Wenn es Schwachpunkte gibt, dann tragen sie die Namen "Feeling Lucky" und "Here It Goes". Denn man ehrlich: Pop hin oder her, aber irgendwann ist auch mal gut und Avril Lavigne gehört aus dem Studio geschmissen. Aber das hätte eigentlich schon seit "The Authority Song" vom 2001er-Album "Bleed American" klar sein müssen. "Electable (Give It Up)" hingegen ist an sich ein schicker, nach vorne preschender Song, der live sicherlich Spaß macht. Aber warum besteht der Refrain zu 90% aus "Oh oh oh"? Hier übrigens noch eine kleine Geschichte, die ich lustig fand: Im offiziellen Forum der Band schrieb ein User, dass die Zeilen "Talking points from talking heads with automative smiles / There's no higher ground to stand than bottom of the pile / Give up acting unaware, you can't ignore the crime / The enemy is you as well, the enemy is I" auch aus dem Tagebuch des 12-jährigen Billie Joe Armstrong stammen könnten. Hm. Ja. Aber da stört's doch auch Niemanden.

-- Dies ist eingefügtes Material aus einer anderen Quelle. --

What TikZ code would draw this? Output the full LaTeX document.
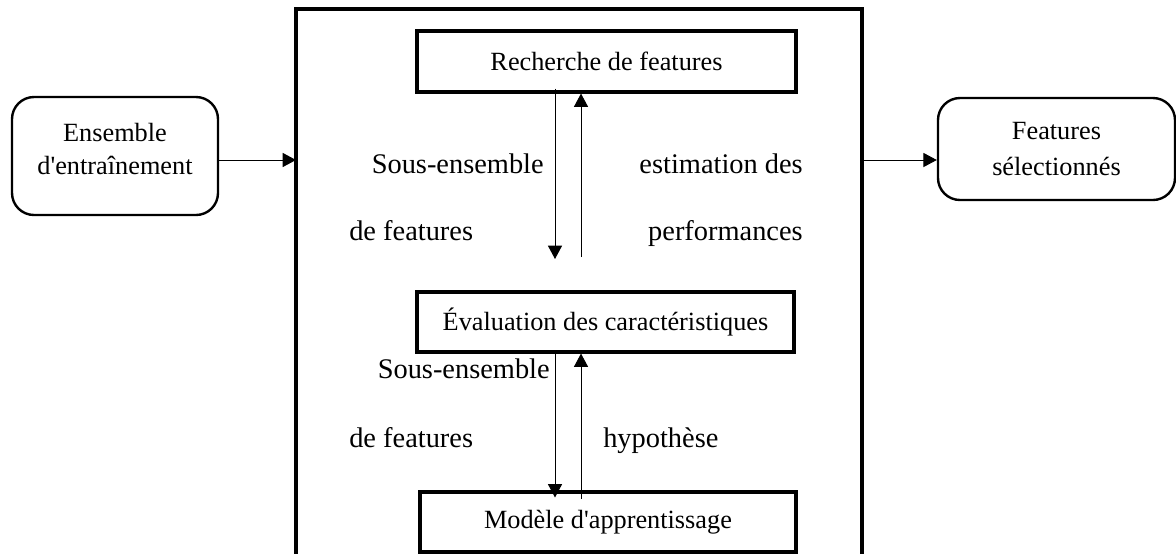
\documentclass[tikz,border=0pt]{standalone}
\usepackage{fontspec}
\setmainfont{Liberation Serif}
\usetikzlibrary{arrows.meta}

\begin{document}
\begin{tikzpicture}[
    bloc/.style={draw,line width=2.2pt,font=\fontsize{18.7}{23.4}\selectfont},
    arrondi/.style={draw,line width=1.7pt,rounded corners=0.55cm,align=center,
      font=\fontsize{18.7}{23.4}\selectfont},
    fleche/.style={line width=0.7pt,-{Triangle[length=9.5pt,width=10pt]}}]
    \useasboundingbox (0,0) rectangle (29.4,-13.85);
    \clip (0,0) rectangle (29.4,-13.85);
    % définition des points
    \coordinate (entree) at (7.4,-4);
    \coordinate (sortie) at (21.55,-4);
    \coordinate (colA) at (13.875,0);
    \coordinate (colB) at (14.525,0);
    \coordinate (basA) at (13.875,-6.475);
    \coordinate (basB) at (14.525,-6.425);
    % les blocs
    \node[arrondi,minimum width=5.15cm,minimum height=2.95cm,text depth=0.35cm] (ensemble) at (2.875,-3.9)
      {Ensemble\\d\textquotesingle entraînement};
    \node[arrondi,minimum width=5.925cm,minimum height=2.55cm] (selection) at (26.4125,-3.725)
      {Features\\[0.1cm]sélectionnés};
    \node[draw,line width=2.5pt,minimum width=14.15cm,minimum height=14.55cm] (cadre) at (14.475,-7.5) {};
    \node[bloc,minimum width=9.475cm,minimum height=1.525cm] (recherche) at (15.1625,-1.5375)
      {Recherche de features};
    \node[bloc,minimum width=9.425cm,minimum height=1.5cm] (evaluation) at (15.1375,-8.05)
      {Évaluation des caractéristiques};
    \node[bloc,minimum width=9.4cm,minimum height=1.5cm] (modele) at (15.2,-13.05)
      {Modèle d\textquotesingle apprentissage};
    % tracer
    \draw[fleche] (ensemble.east |- entree) -- (entree);
    \draw[fleche] (sortie) -- (selection.west |- sortie);
    \draw[fleche,shorten <=-3.5pt] (recherche.south -| colA) -- (basA);
    \draw[fleche] (basB) -- (recherche.south -| colB);
    \draw[fleche,shorten >=-5pt] (evaluation.south -| colA) -- (modele.north -| colA);
    \draw[fleche,shorten <=-6pt] (modele.north -| colB) -- (evaluation.south -| colB);
    % les étiquettes
    \begin{scope}[etiq/.style={inner sep=0pt,font=\fontsize{20.2}{24}\selectfont}]
      \node[etiq,anchor=base east] (sousA) at (13.6,-4.325) {Sous-ensemble};
      \node[etiq,anchor=base west] (featA) at (8.725,-6.0) {de features};
      \node[etiq,anchor=base east] (estim) at (20.075,-4.325) {estimation des};
      \node[etiq,anchor=base east] (perf) at (20.075,-6.0) {performances};
      \node[etiq,anchor=base east] (sousB) at (13.75,-9.45) {Sous-ensemble};
      \node[etiq,anchor=base west] (featB) at (8.725,-11.175) {de features};
      \node[etiq,anchor=base west] (hypo) at (15.075,-11.175) {hypothèse};
    \end{scope}
\end{tikzpicture}
\end{document}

Und solange Jimmy Eat World immer noch Songs wie "Let It Happen", "Carry You" (näher als in der Bridge dieses Songs war die Band seit der (zurecht!) gefeierten "Clarity" eben jenem Meisterwerk nie mehr), "Chase This Light" und "Dizzy" zustande bekommen, kann ich ihnen gar nicht böse sein. Denn egal wie trostlos der Tag war, und egal welche Abgründe in den Texten des Albums an sich zu finden sind, ich komme einfach nicht umhin, nach jedem Hören ein gutes Gefühl zu haben. Man möge mir lediglich noch erklären, warum "Be Sensible" es lediglich als Bonus Track auf das Album geschafft hat.

Jimmy Eat World sind letztlich wie ein guter Freund. Sie haben Macken, sie haben Fehler. Sie machen Dinge, die man ohne groß zu überlegen als "dumm" bezeichnen würde. Aber wenn es darauf ankommt, sind sie für einen da. Und jetzt wird's echt zu gefühlvoll.